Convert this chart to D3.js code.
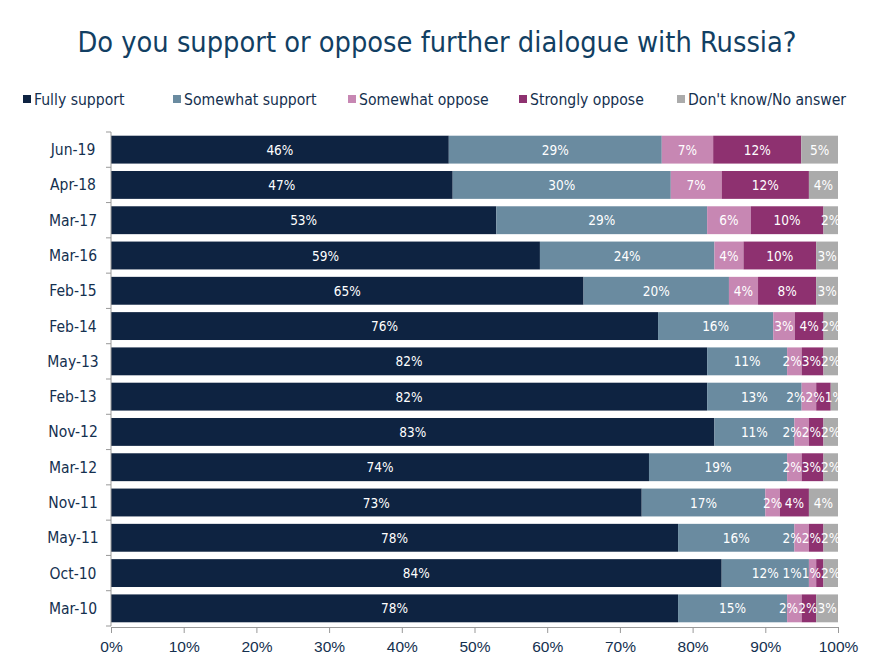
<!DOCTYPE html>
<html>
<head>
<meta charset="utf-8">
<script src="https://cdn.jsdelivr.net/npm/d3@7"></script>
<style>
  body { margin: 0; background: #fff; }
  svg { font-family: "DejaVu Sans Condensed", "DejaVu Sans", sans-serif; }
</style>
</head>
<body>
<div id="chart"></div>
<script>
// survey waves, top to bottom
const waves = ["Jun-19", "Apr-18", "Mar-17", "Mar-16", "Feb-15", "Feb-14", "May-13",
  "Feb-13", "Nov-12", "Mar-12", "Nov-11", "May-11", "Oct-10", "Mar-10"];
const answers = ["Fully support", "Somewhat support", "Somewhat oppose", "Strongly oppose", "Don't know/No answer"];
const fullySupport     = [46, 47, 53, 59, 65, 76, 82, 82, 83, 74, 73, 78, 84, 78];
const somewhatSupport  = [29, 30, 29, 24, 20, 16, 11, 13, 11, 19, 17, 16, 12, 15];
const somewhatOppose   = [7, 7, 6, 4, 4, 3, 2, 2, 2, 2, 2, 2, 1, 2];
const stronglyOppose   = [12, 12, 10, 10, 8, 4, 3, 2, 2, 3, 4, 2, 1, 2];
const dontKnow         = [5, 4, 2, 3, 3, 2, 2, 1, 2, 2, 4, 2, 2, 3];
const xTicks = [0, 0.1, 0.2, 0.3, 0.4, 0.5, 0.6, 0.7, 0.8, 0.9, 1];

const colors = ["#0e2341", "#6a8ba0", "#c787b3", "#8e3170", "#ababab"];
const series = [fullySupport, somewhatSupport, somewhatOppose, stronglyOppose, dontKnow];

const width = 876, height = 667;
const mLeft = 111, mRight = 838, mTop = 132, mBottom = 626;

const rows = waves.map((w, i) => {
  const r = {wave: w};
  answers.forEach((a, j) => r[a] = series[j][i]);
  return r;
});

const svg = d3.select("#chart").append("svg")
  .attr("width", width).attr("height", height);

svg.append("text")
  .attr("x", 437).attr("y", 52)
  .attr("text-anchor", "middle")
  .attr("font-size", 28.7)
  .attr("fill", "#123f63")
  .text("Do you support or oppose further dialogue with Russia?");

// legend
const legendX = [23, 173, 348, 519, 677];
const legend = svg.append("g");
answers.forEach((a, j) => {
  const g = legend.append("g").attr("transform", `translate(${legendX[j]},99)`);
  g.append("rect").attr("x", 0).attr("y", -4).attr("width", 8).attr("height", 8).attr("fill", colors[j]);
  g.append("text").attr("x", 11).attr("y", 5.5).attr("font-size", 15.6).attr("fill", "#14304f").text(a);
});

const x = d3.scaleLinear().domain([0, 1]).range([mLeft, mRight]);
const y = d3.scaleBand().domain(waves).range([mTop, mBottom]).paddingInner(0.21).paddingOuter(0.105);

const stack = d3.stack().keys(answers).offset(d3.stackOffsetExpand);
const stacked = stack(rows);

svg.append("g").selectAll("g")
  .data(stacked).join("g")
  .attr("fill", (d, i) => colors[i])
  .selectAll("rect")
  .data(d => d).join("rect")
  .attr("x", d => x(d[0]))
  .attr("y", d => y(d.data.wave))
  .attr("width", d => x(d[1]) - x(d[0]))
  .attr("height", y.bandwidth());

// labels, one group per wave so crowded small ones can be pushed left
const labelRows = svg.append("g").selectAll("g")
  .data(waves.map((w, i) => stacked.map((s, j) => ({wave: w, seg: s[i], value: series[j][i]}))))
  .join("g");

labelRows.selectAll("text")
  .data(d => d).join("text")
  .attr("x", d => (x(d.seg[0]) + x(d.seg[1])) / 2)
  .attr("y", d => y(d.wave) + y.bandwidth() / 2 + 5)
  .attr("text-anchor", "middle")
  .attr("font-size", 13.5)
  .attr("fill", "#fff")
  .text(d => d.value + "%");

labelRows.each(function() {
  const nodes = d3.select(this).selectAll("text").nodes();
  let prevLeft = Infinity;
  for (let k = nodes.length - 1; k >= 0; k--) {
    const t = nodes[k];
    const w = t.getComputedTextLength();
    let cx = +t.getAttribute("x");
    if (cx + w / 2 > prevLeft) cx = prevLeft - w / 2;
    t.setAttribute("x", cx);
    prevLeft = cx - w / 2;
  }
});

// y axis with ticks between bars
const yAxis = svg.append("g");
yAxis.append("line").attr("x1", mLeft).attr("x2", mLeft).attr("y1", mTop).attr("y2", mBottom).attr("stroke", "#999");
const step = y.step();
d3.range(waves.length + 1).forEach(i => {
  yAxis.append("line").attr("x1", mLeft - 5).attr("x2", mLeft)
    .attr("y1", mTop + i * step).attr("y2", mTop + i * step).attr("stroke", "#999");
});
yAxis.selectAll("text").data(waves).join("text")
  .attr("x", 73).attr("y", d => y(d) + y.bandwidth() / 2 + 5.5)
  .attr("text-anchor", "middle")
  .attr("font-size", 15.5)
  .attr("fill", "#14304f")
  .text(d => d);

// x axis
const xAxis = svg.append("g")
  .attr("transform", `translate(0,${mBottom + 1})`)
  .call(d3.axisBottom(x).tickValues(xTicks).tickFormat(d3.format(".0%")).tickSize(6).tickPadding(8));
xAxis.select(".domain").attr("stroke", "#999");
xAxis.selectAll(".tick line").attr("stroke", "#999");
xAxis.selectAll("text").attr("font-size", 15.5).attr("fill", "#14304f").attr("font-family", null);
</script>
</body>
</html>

* Exercise details
Locate the lines above that contain "chart" and copy them.

* Solution for this exercise
Convert this chart to D3.js code.
<div id="chart"></div>
const svg = d3.select("#chart").append("svg")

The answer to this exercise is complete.